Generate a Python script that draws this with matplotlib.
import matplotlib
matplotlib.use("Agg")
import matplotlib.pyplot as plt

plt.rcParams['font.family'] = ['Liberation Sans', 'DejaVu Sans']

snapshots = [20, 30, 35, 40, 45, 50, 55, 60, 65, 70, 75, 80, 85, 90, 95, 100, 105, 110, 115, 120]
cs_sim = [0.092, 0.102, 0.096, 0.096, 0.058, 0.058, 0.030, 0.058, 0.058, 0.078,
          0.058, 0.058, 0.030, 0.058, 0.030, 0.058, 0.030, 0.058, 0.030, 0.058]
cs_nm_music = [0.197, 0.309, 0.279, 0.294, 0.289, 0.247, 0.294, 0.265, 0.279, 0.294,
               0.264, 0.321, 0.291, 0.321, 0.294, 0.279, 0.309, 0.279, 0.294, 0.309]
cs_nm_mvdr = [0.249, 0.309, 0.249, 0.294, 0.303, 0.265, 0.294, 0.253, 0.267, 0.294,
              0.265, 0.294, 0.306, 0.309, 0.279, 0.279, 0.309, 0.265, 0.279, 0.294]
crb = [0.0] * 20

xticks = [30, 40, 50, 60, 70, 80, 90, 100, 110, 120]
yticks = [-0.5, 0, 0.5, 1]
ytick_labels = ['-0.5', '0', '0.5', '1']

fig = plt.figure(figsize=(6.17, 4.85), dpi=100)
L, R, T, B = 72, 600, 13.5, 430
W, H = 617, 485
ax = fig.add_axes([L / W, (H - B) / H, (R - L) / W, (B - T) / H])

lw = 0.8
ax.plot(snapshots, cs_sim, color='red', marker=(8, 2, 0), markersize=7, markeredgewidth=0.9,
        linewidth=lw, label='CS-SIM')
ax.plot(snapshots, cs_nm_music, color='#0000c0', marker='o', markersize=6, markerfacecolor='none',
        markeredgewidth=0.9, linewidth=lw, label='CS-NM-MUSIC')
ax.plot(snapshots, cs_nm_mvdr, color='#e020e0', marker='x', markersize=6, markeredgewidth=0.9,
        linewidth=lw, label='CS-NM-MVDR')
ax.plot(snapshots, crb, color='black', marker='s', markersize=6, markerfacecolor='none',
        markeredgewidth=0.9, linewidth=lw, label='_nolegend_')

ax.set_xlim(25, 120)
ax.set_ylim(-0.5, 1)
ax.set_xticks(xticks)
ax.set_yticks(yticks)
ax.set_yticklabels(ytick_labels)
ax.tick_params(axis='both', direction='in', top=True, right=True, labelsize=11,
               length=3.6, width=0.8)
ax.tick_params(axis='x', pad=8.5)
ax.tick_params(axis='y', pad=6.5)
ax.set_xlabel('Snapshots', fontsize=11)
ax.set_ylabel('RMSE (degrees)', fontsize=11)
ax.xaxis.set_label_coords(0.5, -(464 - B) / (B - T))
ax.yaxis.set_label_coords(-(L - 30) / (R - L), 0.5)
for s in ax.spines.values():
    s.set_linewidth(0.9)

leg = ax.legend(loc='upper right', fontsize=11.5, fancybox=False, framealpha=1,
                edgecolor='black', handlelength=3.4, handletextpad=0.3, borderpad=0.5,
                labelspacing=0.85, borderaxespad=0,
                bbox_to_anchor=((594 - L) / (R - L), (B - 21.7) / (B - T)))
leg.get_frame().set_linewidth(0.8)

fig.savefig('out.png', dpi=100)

* * * * * * *

▶ _Exercise aim_
Write down again the exact lines running from the beginning of the data to the line containing "plt.rcParams['font.family'] = ['Liberation", with both ends included.

▶ _Output of the exercise_
Generate a Python script that draws this with matplotlib.
import matplotlib
matplotlib.use("Agg")
import matplotlib.pyplot as plt

plt.rcParams['font.family'] = ['Liberation Sans', 'DejaVu Sans']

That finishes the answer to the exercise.